I've seen total royalties amount to as much as 10% at one station in
the past (KWUN Concord), which caused the owner no end of
hair-tearing.  This was some years ago, so things may have been
adjusted or I was looking a peculiar situation.

> Things that would probably be more at all but the biggest stations:
> utilities, rent, agency commissions, sales expenses other than commisssions,
> ratings services, insurance (including liability or self-insurance limits),
> promotion, advertising, etc.

Yeah, I guess I'm a bit rash.  Let's say in the top 5?  
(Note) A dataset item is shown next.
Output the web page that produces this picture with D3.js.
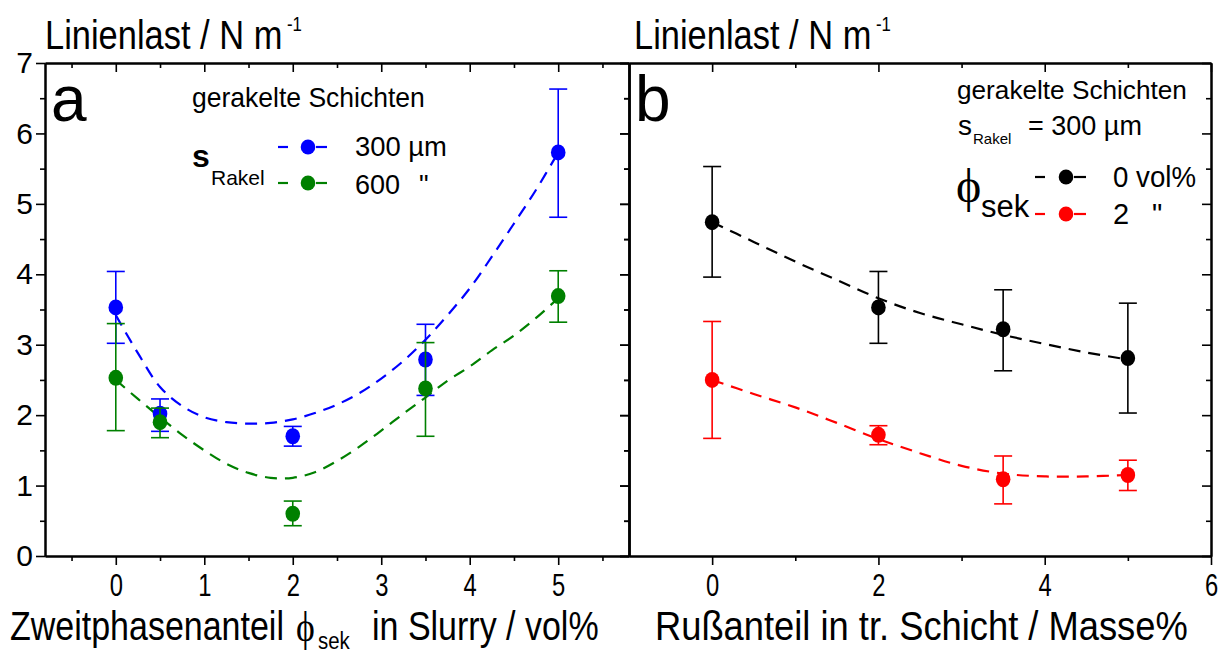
<!DOCTYPE html>
<html>
<head>
<meta charset="utf-8">
<script src="https://cdn.jsdelivr.net/npm/d3@7"></script>
<style>
  html, body { margin: 0; padding: 0; background: #fff; }
  svg { display: block; font-family: "Liberation Sans", Arial, sans-serif; }
</style>
</head>
<body>
<svg id="chart" width="1229" height="654"></svg>
<script>
// ---------- data: panel a (Linienlast vs. Zweitphasenanteil) ----------
const phiX = [0, 0.5, 2, 3.5, 5];
const load300 = [3.53, 2.02, 1.70, 2.79, 5.73];
const lo300   = [3.02, 1.77, 1.56, 2.28, 4.81];
const hi300   = [4.04, 2.23, 1.84, 3.29, 6.63];
const load600 = [2.53, 1.90, 0.60, 2.38, 3.69];
const lo600   = [1.78, 1.68, 0.43, 1.70, 3.32];
const hi600   = [3.30, 2.10, 0.78, 3.03, 4.05];

// fitted trend curves, panel a
const fitX_a   = [0, 0.25, 0.5, 0.75, 1, 1.25, 1.5, 1.75, 2, 2.25, 2.5, 2.75, 3, 3.25, 3.5, 3.75, 4, 4.25, 4.5, 4.75, 5];
const fit300   = [3.42, 2.88, 2.40, 2.13, 1.97, 1.90, 1.88, 1.89, 1.94, 2.03, 2.15, 2.31, 2.52, 2.77, 3.07, 3.42, 3.80, 4.25, 4.72, 5.20, 5.73];
const fit600   = [2.50, 2.23, 1.97, 1.72, 1.50, 1.31, 1.18, 1.11, 1.11, 1.19, 1.35, 1.55, 1.78, 2.02, 2.25, 2.49, 2.69, 2.92, 3.13, 3.38, 3.66];

// ---------- data: panel b (Linienlast vs. Rußanteil) ----------
const russX  = [0, 2, 3.5, 5];
const loadPhi0 = [4.74, 3.53, 3.22, 2.81];
const loPhi0   = [3.96, 3.02, 2.63, 2.03];
const hiPhi0   = [5.53, 4.04, 3.78, 3.59];
const loadPhi2 = [2.50, 1.72, 1.09, 1.15];
const loPhi2   = [1.67, 1.58, 0.74, 0.93];
const hiPhi2   = [3.33, 1.85, 1.42, 1.36];

const fitX_b  = [0, 0.5, 1, 1.5, 2, 2.5, 3, 3.5, 4, 4.5, 5];
const fitPhi0 = [4.74, 4.46, 4.18, 3.92, 3.66, 3.45, 3.29, 3.14, 3.01, 2.89, 2.79];
const fitPhi2 = [2.50, 2.30, 2.11, 1.89, 1.66, 1.46, 1.28, 1.17, 1.13, 1.13, 1.15];

// ---------- axis ticks ----------
const yMajor = [0, 1, 2, 3, 4, 5, 6, 7];
const yMinor = [0.5, 1.5, 2.5, 3.5, 4.5, 5.5, 6.5];
const xMajorA = [0, 1, 2, 3, 4, 5];
const xMinorA = [-0.5, 0.5, 1.5, 2.5, 3.5, 4.5, 5.5];
const xMajorB = [0, 2, 4, 6];
const xMinorB = [1, 3, 5];

// ---------- layout ----------
const svg = d3.select("#chart");
const Y0 = 556, Y1 = 63;
const AX0 = 45, AX1 = 629, BX0 = 629, BX1 = 1211;
const MAJ = 9, MIN = 5;
const SANS = "Liberation Sans, Arial, sans-serif";
const SERIF = "Liberation Serif, DejaVu Serif, serif";

const y  = d3.scaleLinear().domain([0, 7]).range([Y0, Y1]);
const xA = d3.scaleLinear().domain([-0.8, 5.8]).range([AX0, AX1]);
const xB = d3.scaleLinear().domain([-1, 6]).range([BX0, BX1]);

const COL = { b300: "#0000ff", g600: "#008000", k0: "#000000", r2: "#ff0000" };

function styleAxis(g) {
  g.selectAll("path.domain").attr("stroke", "#000").attr("stroke-width", 2);
  g.selectAll(".tick line").attr("stroke", "#000").attr("stroke-width", 1.6);
}

// bottom / top / side axes for one panel
function drawFrame(x, x0, x1, xMaj, xMin, withYLabels) {
  const gb = svg.append("g").attr("transform", `translate(0,${Y0})`)
    .call(d3.axisBottom(x).tickValues(xMaj).tickSize(MAJ).tickSizeOuter(0).tickFormat(d3.format("d")));
  styleAxis(gb);
  gb.selectAll("text")
    .attr("y", 0).attr("dy", null)
    .attr("font-size", 29).attr("fill", "#000")
    .attr("font-family", SANS)
    .attr("transform", "translate(0,40) scale(0.82,1.06)");
  const gbm = svg.append("g").attr("transform", `translate(0,${Y0})`)
    .call(d3.axisBottom(x).tickValues(xMin).tickSize(MIN).tickSizeOuter(0).tickFormat(""));
  styleAxis(gbm);
  const gt = svg.append("g").attr("transform", `translate(0,${Y1})`)
    .call(d3.axisTop(x).tickValues(xMaj).tickSize(-MAJ).tickSizeOuter(0).tickFormat(""));
  styleAxis(gt);
  const gtm = svg.append("g").attr("transform", `translate(0,${Y1})`)
    .call(d3.axisTop(x).tickValues(xMin).tickSize(-MIN).tickSizeOuter(0).tickFormat(""));
  styleAxis(gtm);
  const gl = svg.append("g").attr("transform", `translate(${x0},0)`)
    .call(d3.axisLeft(y).tickValues(yMajor).tickSize(MAJ).tickSizeOuter(0)
      .tickPadding(3).tickFormat(withYLabels ? d3.format("d") : ""));
  styleAxis(gl);
  gl.selectAll("text").attr("font-size", 30).attr("fill", "#000").attr("font-family", SANS);
  const glm = svg.append("g").attr("transform", `translate(${x0},0)`)
    .call(d3.axisLeft(y).tickValues(yMinor).tickSize(MIN).tickSizeOuter(0).tickFormat(""));
  styleAxis(glm);
  const gr = svg.append("g").attr("transform", `translate(${x1},0)`)
    .call(d3.axisRight(y).tickValues(yMajor).tickSize(-MAJ).tickSizeOuter(0).tickFormat(""));
  styleAxis(gr);
  const grm = svg.append("g").attr("transform", `translate(${x1},0)`)
    .call(d3.axisRight(y).tickValues(yMinor).tickSize(-MIN).tickSizeOuter(0).tickFormat(""));
  styleAxis(grm);
}

drawFrame(xA, AX0, AX1, xMajorA, xMinorA, true);
drawFrame(xB, BX0, BX1, xMajorB, xMinorB, false);

// ---------- series ----------
const line = (x) => d3.line().x(d => x(d[0])).y(d => y(d[1])).curve(d3.curveCatmullRom.alpha(0.5));

function drawFit(x, xs, ys, color) {
  svg.append("path")
    .datum(xs.map((v, i) => [v, ys[i]]))
    .attr("d", line(x))
    .attr("fill", "none")
    .attr("stroke", color)
    .attr("stroke-width", 2.2)
    .attr("stroke-dasharray", "12,8");
}

function drawSeries(x, xs, vals, lo, hi, color) {
  const g = svg.append("g");
  const rows = xs.map((v, i) => ({ x: v, y: vals[i], lo: lo[i], hi: hi[i] }));
  const eb = g.selectAll("g.eb").data(rows).join("g");
  eb.append("line")
    .attr("x1", d => x(d.x)).attr("x2", d => x(d.x))
    .attr("y1", d => y(d.lo)).attr("y2", d => y(d.hi))
    .attr("stroke", color).attr("stroke-width", 1.6);
  ["lo", "hi"].forEach(k => {
    eb.append("line")
      .attr("x1", d => x(d.x) - 9).attr("x2", d => x(d.x) + 9)
      .attr("y1", d => y(d[k])).attr("y2", d => y(d[k]))
      .attr("stroke", color).attr("stroke-width", 1.6);
  });
  g.selectAll("ellipse").data(rows).join("ellipse")
    .attr("cx", d => x(d.x)).attr("cy", d => y(d.y))
    .attr("rx", 7.3).attr("ry", 8)
    .attr("fill", color);
}

drawFit(xA, fitX_a, fit300, COL.b300);
drawFit(xA, fitX_a, fit600, COL.g600);
drawSeries(xA, phiX, load300, lo300, hi300, COL.b300);
drawSeries(xA, phiX, load600, lo600, hi600, COL.g600);

drawFit(xB, fitX_b, fitPhi0, COL.k0);
drawFit(xB, fitX_b, fitPhi2, COL.r2);
drawSeries(xB, russX, loadPhi0, loPhi0, hiPhi0, COL.k0);
drawSeries(xB, russX, loadPhi2, loPhi2, hiPhi2, COL.r2);

// ---------- text helpers ----------
// single-line text squeezed horizontally to a given width
function fitText(x, yy, str, size, width, opts = {}) {
  const t = svg.append("text")
    .attr("x", 0).attr("y", 0)
    .attr("font-size", size)
    .attr("fill", "#000")
    .attr("font-weight", opts.weight || "normal")
    .attr("font-family", opts.family || SANS)
    .text(str);
  const sx = width ? width / t.node().getComputedTextLength() : 1;
  const sy = opts.sy || 1;
  t.attr("transform", `translate(${x},${yy}) scale(${sx},${sy})`);
  return t;
}
// multi-part text (sub/superscripts) in one element, parts placed at absolute positions
function richText(x0, y0, sx, parts) {
  const t = svg.append("text")
    .attr("fill", "#000")
    .attr("transform", `translate(${x0},${y0}) scale(${sx},1)`);
  parts.forEach(p => {
    t.append("tspan")
      .attr("x", (p.x - x0) / sx).attr("y", p.y - y0)
      .attr("font-size", p.size)
      .attr("font-family", p.family || SANS)
      .attr("font-weight", p.weight || "normal")
      .text(p.t);
  });
  return t;
}

// y-axis titles
[45, 634].forEach(x0 => {
  richText(x0, 49, 0.84, [
    { t: "Linienlast / N m", x: x0, y: 49, size: 41 },
    { t: "-1", x: x0 + 242, y: 31, size: 20 }
  ]);
});

// panel letters
fitText(51, 121, "a", 64);
fitText(635, 121, "b", 64);

// x-axis titles
richText(10, 640, 0.85, [
  { t: "Zweitphasenanteil", x: 10, y: 640, size: 40 },
  { t: "ϕ", x: 296, y: 641, size: 42, family: SERIF },
  { t: "sek", x: 318, y: 649, size: 24 },
  { t: "in Slurry / vol%", x: 372, y: 640, size: 40 }
]);
fitText(655, 640, "Rußanteil in tr. Schicht / Masse%", 40, 533);

// ---------- legend, panel a ----------
fitText(192, 107, "gerakelte Schichten", 27, 233);
richText(192, 167, 1, [
  { t: "s", x: 192, y: 167, size: 32, weight: "bold" },
  { t: "Rakel", x: 211, y: 185, size: 21 }
]);

function legendEntry(yy, color, x1, x2, xd) {
  svg.append("line").attr("x1", x1).attr("x2", x1 + 10).attr("y1", yy).attr("y2", yy)
    .attr("stroke", color).attr("stroke-width", 2.2);
  svg.append("line").attr("x1", xd + 8).attr("x2", x2).attr("y1", yy).attr("y2", yy)
    .attr("stroke", color).attr("stroke-width", 2.2);
  svg.append("ellipse").attr("cx", xd).attr("cy", yy).attr("rx", 7.3).attr("ry", 7.5).attr("fill", color);
}
legendEntry(147, COL.b300, 278, 327, 308);
legendEntry(183, COL.g600, 278, 327, 308);
fitText(355, 156, "300 µm", 27, 92);
richText(355, 194, 1, [
  { t: "600", x: 355, y: 194, size: 27 },
  { t: "\"", x: 419, y: 194, size: 27 }
]);

// ---------- legend, panel b ----------
fitText(957, 99, "gerakelte Schichten", 26, 230);
richText(958, 135, 1, [
  { t: "s", x: 958, y: 135, size: 28 },
  { t: "Rakel", x: 973, y: 144, size: 15 },
  { t: "= 300 µm", x: 1028, y: 135, size: 27 }
]);
richText(956, 202, 1, [
  { t: "ϕ", x: 956, y: 202, size: 48, family: SERIF },
  { t: "sek", x: 981, y: 217, size: 31 }
]);
legendEntry(177, COL.k0, 1035, 1086, 1066);
legendEntry(214, COL.r2, 1035, 1086, 1066);
fitText(1113, 187, "0 vol%", 29, 83);
richText(1113, 224, 1, [
  { t: "2", x: 1113, y: 224, size: 29 },
  { t: "\"", x: 1152, y: 224, size: 29 }
]);
</script>
</body>
</html>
> Wrong. Talk staitons usually have a licence that covers incidental use of
> music, both in commercials and in bumpers or even in interviews. The length
> of the sample is not relevant.

The station I worked at at the time, KKEY Portland, did not pay any
music license fees at all.  For the local spots they used an old
royalty-free production music library (CRC or Tanner maybe?).  This
was where I got the 60 seconds or less concept.  They literally carted
the theme music at :50 or :55 (I forget) and told me it was to get
around license fees.

I have no doubt that larger stations such as KGO get blanket licenses
covering all this stuff.  But the smaller guys?  I have a feeling such
things exist today.

> These forms are done as a dump of computer music scheduling logs now for
> music stations, and I have never seen a talk station itemize (although I
> guess they should). They just have the limited license.

Well yes, it's all dumped today, but I know that they did make the
differentiation between songs used as themes and other songs.  I don't
know why they would change that, since using a song as a theme would
skew its play significantly, making the license logs an invalid
sampling of the whole of the industry.